“Bild”-Chefredakteur Kai Diekmann greift hart durch: Er will bei der Beachtung der “journalistischen Standards” des Blattes in Zukunft kein Auge mehr zudrücken. Das sagte er anlässlich der Neubesetzung mehrerer Stellen in der Chefredaktion, die er als “Zäsur” bezeichnete. Seine “grundsätzlichen Überlegungen” waren ihm “so wichtig”, dass er sie zusätzlich per E-Mail an die “Bild”-Mitarbeiter schickte. In dem Brief, den die Fachzeitschrift “werben & verkaufen” veröffentlichte, lobt er die Bedeutung des Blattes, fährt aber fort:
Wo Licht ist, ist Schatten. Wo gearbeitet wird, da werden Fehler gemacht. Das heißt nicht, daß wo mit besonders großen Buchstaben gearbeitet wird, deshalb auch besonders große Fehler gemacht würden. Aber: In großen Buchstaben sind Fehler eben besonders eindrucksvoll und tun uns besonders weh. Gerade weil wir journalistischer Schrittmacher und Marktführer sind, werden wir sehr genau und kritisch beobachtet. Und deshalb müssen wir uns selbst und unsere Performance jeden Tag kritisch überprüfen.
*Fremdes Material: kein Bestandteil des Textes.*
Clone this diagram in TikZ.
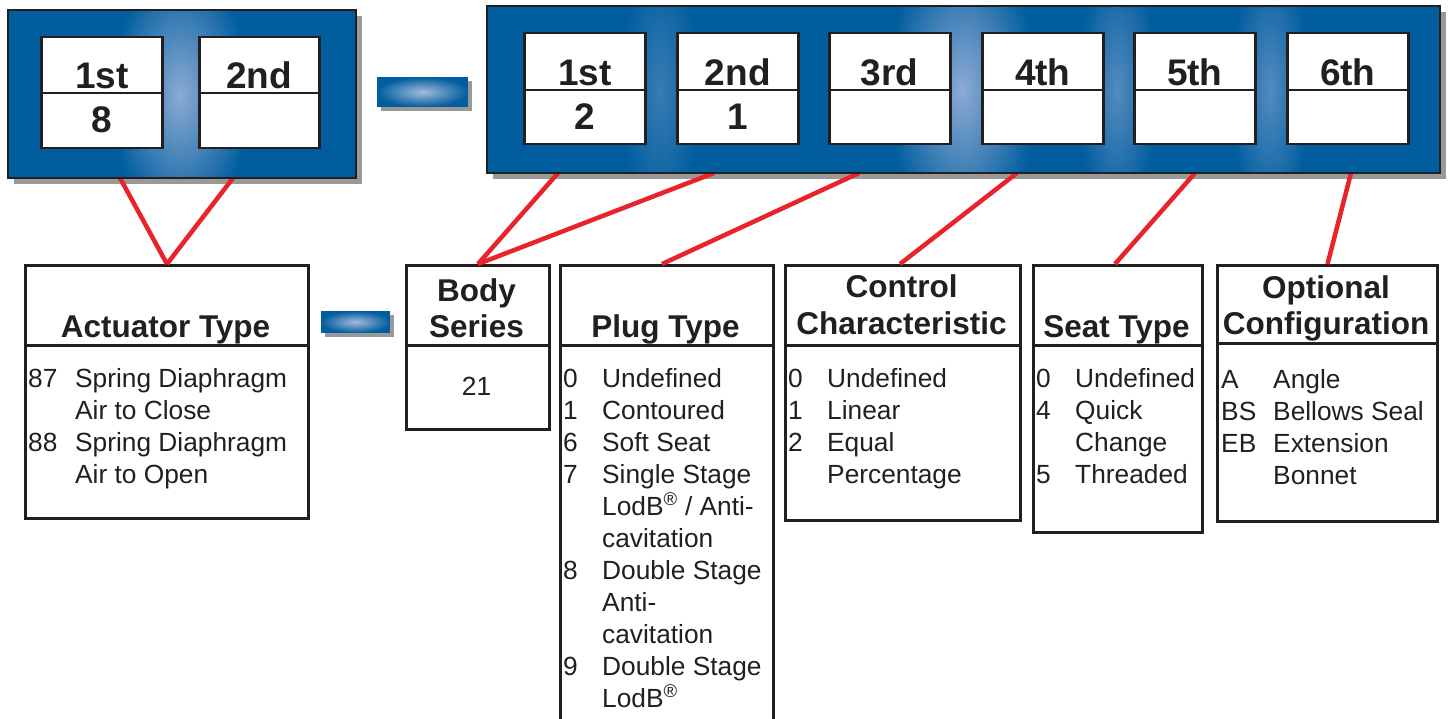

Jeder Fehler ist ein Fehler zuviel! Lassen Sie mich ein paar Dinge unsortiert herausgreifen:
Wer sich bei heiklen Themen auf andere verläßt und keine eigenen Recherchen anstellt, paßt nicht zu uns. Übergeigte Überschriften, die vom Text nicht gehalten werden, haben in BILD nichts zu suchen. Texte, die man nicht versteht, Bildunterschriften, die lieblos hingerotzt werden, machen unsere Zeitung kaputt. Wer bei anderen abschreibt und dabei nicht mal in der Lage ist, Namen oder Fakten richtig abzuschreiben, gehört nicht zu BILD!
Was ich Ihnen hier beispielhaft sage, sind eigentlich selbstverständliche Standards. … Deshalb gilt bei der Beachtung unserer journalistischen Standards künftig: Null Toleranz! Qualität kommt von quälen. Und das erwarte ich von uns. Jeden Tag, immer wieder.
Wem die Bereitschaft fehlt, mit Lust, mit Liebe und mit Leidenschaft für BILD zu arbeiten, jeden Tag für das gesamte Blatt mitzudenken, der sollte sich prüfen, ob er bei uns wirklich richtig ist. In diese Kritik schließe ich jeden, der Führungsverantwortung trägt, vor allem und zu allererst mich, ein.
Der Antritt der neuen Mitglieder der Chefredaktion, fast vier Jahre, nachdem Diekmann “Bild”-Chefredakteur wurde, solle als ein “Neuanfang” begriffen werden, schrieb Diekmann:
Wenn alle mitmachen, werden die nächsten vier Jahre ganz sicher so erfolgreich wie die vergangenen vier Jahre.
Wir begrüßen den “Neuanfang”, weisen aber darauf hin, dass die verkaufte Auflage von “Bild” in den vergangenen vier Jahren um elf Prozent oder eine halbe Million Exemplare gesunken ist.